--- Begin SOURCE MATERIAL ---

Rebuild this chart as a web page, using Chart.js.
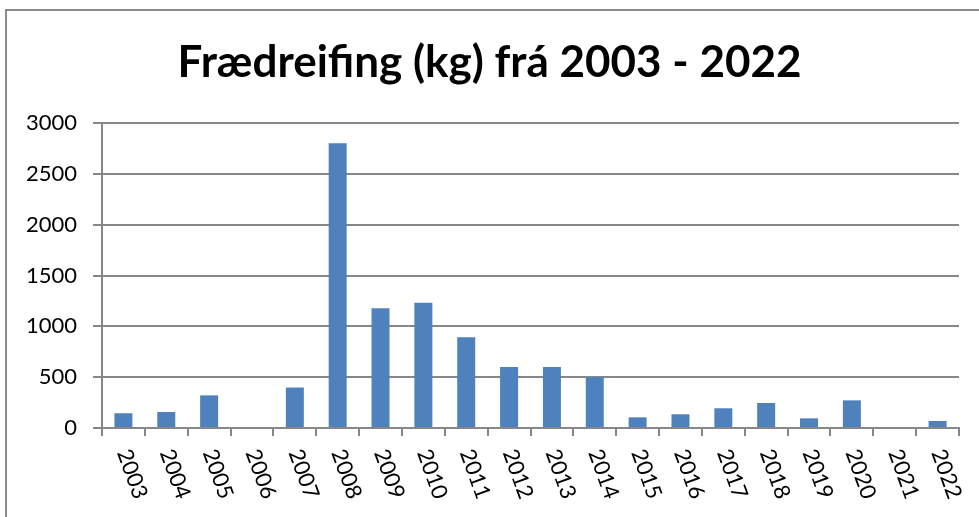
<!DOCTYPE html>
<html>
<head>
<meta charset="utf-8">
<script src="https://cdn.jsdelivr.net/npm/chart.js@4/dist/chart.umd.min.js"></script>
<style>
html,body{margin:0;padding:0;background:#fff;}
#wrap{width:979px;height:517px;position:relative;}
</style>
</head>
<body>
<div id="wrap"><canvas id="c" width="979" height="517"></canvas></div>
<script>
const years = ['2003','2004','2005','2006','2007','2008','2009','2010','2011','2012','2013','2014','2015','2016','2017','2018','2019','2020','2021','2022'];
const kg = [145, 157, 321, 0, 398, 2800, 1178, 1232, 892, 600, 600, 500, 105, 135, 194, 246, 95, 272, 0, 69];
const yTicks = [0, 500, 1000, 1500, 2000, 2500, 3000];
const titleText = 'Frædreifing (kg) frá 2003 - 2022';

const GRAY = '#878787';
const FONT = 'Lato';

const framePlugin = {
  id: 'frame',
  beforeDraw(chart) {
    const ctx = chart.ctx;
    ctx.save();
    ctx.fillStyle = '#fff';
    ctx.fillRect(0, 0, chart.width, chart.height);
    ctx.strokeStyle = '#8c8c8c';
    ctx.lineWidth = 2;
    ctx.beginPath();
    ctx.moveTo(6, chart.height + 2);
    ctx.lineTo(6, 10);
    ctx.lineTo(chart.width + 2, 10);
    ctx.stroke();
    ctx.restore();
  }
};

const rotLabels = {
  id: 'rotLabels',
  afterDraw(chart) {
    const sx = chart.scales.x;
    const ctx = chart.ctx;
    ctx.save();
    ctx.font = '22px ' + FONT;
    ctx.fillStyle = '#000';
    ctx.textAlign = 'left';
    ctx.textBaseline = 'middle';
    const ang = 70 * Math.PI / 180;
    years.forEach((lab, i) => {
      const x = sx.getPixelForValue(i);
      const y = sx.top + 22;
      ctx.save();
      ctx.translate(x, y);
      ctx.rotate(ang);
      ctx.fillText(lab, 0, 0);
      ctx.restore();
    });
    ctx.restore();
  }
};

new Chart(document.getElementById('c'), {
  type: 'bar',
  data: {
    labels: years,
    datasets: [{
      data: kg,
      backgroundColor: '#4F81BD',
      borderWidth: 0,
      barPercentage: 0.42,
      categoryPercentage: 1.0
    }]
  },
  options: {
    responsive: false,
    animation: false,
    devicePixelRatio: 1,
    layout: { padding: { top: 10, left: 20, right: 20, bottom: 0 } },
    plugins: {
      legend: { display: false },
      tooltip: { enabled: false },
      title: {
        display: true,
        text: titleText,
        color: '#000',
        font: { family: FONT, size: 44, weight: 'bold', lineHeight: 1.2 },
        padding: { top: 26.4, bottom: 33.8 }
      }
    },
    scales: {
      x: {
        type: 'category',
        offset: true,
        grid: { display: true, drawOnChartArea: false, drawTicks: true, tickLength: 8, color: GRAY, lineWidth: 2, offset: true },
        border: { display: true, color: GRAY, width: 2 },
        ticks: { display: false },
        afterFit(scale) { scale.height = 89; }
      },
      y: {
        min: 0,
        max: 3000,
        afterBuildTicks(scale) { scale.ticks = yTicks.map(v => ({ value: v })); },
        grid: { color: GRAY, lineWidth: 2, drawTicks: true, tickLength: 9 },
        border: { display: true, color: GRAY, width: 2 },
        ticks: { color: '#000', font: { family: FONT, size: 22 }, padding: 16, callback: (v) => String(v) },
        afterFit(scale) { scale.width = 82; }
      }
    }
  },
  plugins: [framePlugin, rotLabels]
});
</script>
</body>
</html>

--- End SOURCE MATERIAL ---

## WHAT YOU ARE ASKED TO DO
Make an exact copy of the data above, pictures excluded.

## THE RESPONSE
Rebuild this chart as a web page, using Chart.js.
<!DOCTYPE html>
<html>
<head>
<meta charset="utf-8">
<script src="https://cdn.jsdelivr.net/npm/chart.js@4/dist/chart.umd.min.js"></script>
<style>
html,body{margin:0;padding:0;background:#fff;}
#wrap{width:979px;height:517px;position:relative;}
</style>
</head>
<body>
<div id="wrap"><canvas id="c" width="979" height="517"></canvas></div>
<script>
const years = ['2003','2004','2005','2006','2007','2008','2009','2010','2011','2012','2013','2014','2015','2016','2017','2018','2019','2020','2021','2022'];
const kg = [145, 157, 321, 0, 398, 2800, 1178, 1232, 892, 600, 600, 500, 105, 135, 194, 246, 95, 272, 0, 69];
const yTicks = [0, 500, 1000, 1500, 2000, 2500, 3000];
const titleText = 'Frædreifing (kg) frá 2003 - 2022';

const GRAY = '#878787';
const FONT = 'Lato';

const framePlugin = {
  id: 'frame',
  beforeDraw(chart) {
    const ctx = chart.ctx;
    ctx.save();
    ctx.fillStyle = '#fff';
    ctx.fillRect(0, 0, chart.width, chart.height);
    ctx.strokeStyle = '#8c8c8c';
    ctx.lineWidth = 2;
    ctx.beginPath();
    ctx.moveTo(6, chart.height + 2);
    ctx.lineTo(6, 10);
    ctx.lineTo(chart.width + 2, 10);
    ctx.stroke();
    ctx.restore();
  }
};

const rotLabels = {
  id: 'rotLabels',
  afterDraw(chart) {
    const sx = chart.scales.x;
    const ctx = chart.ctx;
    ctx.save();
    ctx.font = '22px ' + FONT;
    ctx.fillStyle = '#000';
    ctx.textAlign = 'left';
    ctx.textBaseline = 'middle';
    const ang = 70 * Math.PI / 180;
    years.forEach((lab, i) => {
      const x = sx.getPixelForValue(i);
      const y = sx.top + 22;
      ctx.save();
      ctx.translate(x, y);
      ctx.rotate(ang);
      ctx.fillText(lab, 0, 0);
      ctx.restore();
    });
    ctx.restore();
  }
};

new Chart(document.getElementById('c'), {
  type: 'bar',
  data: {
    labels: years,
    datasets: [{
      data: kg,
      backgroundColor: '#4F81BD',
      borderWidth: 0,
      barPercentage: 0.42,
      categoryPercentage: 1.0
    }]
  },
  options: {
    responsive: false,
    animation: false,
    devicePixelRatio: 1,
    layout: { padding: { top: 10, left: 20, right: 20, bottom: 0 } },
    plugins: {
      legend: { display: false },
      tooltip: { enabled: false },
      title: {
        display: true,
        text: titleText,
        color: '#000',
        font: { family: FONT, size: 44, weight: 'bold', lineHeight: 1.2 },
        padding: { top: 26.4, bottom: 33.8 }
      }
    },
    scales: {
      x: {
        type: 'category',
        offset: true,
        grid: { display: true, drawOnChartArea: false, drawTicks: true, tickLength: 8, color: GRAY, lineWidth: 2, offset: true },
        border: { display: true, color: GRAY, width: 2 },
        ticks: { display: false },
        afterFit(scale) { scale.height = 89; }
      },
      y: {
        min: 0,
        max: 3000,
        afterBuildTicks(scale) { scale.ticks = yTicks.map(v => ({ value: v })); },
        grid: { color: GRAY, lineWidth: 2, drawTicks: true, tickLength: 9 },
        border: { display: true, color: GRAY, width: 2 },
        ticks: { color: '#000', font: { family: FONT, size: 22 }, padding: 16, callback: (v) => String(v) },
        afterFit(scale) { scale.width = 82; }
      }
    }
  },
  plugins: [framePlugin, rotLabels]
});
</script>
</body>
</html>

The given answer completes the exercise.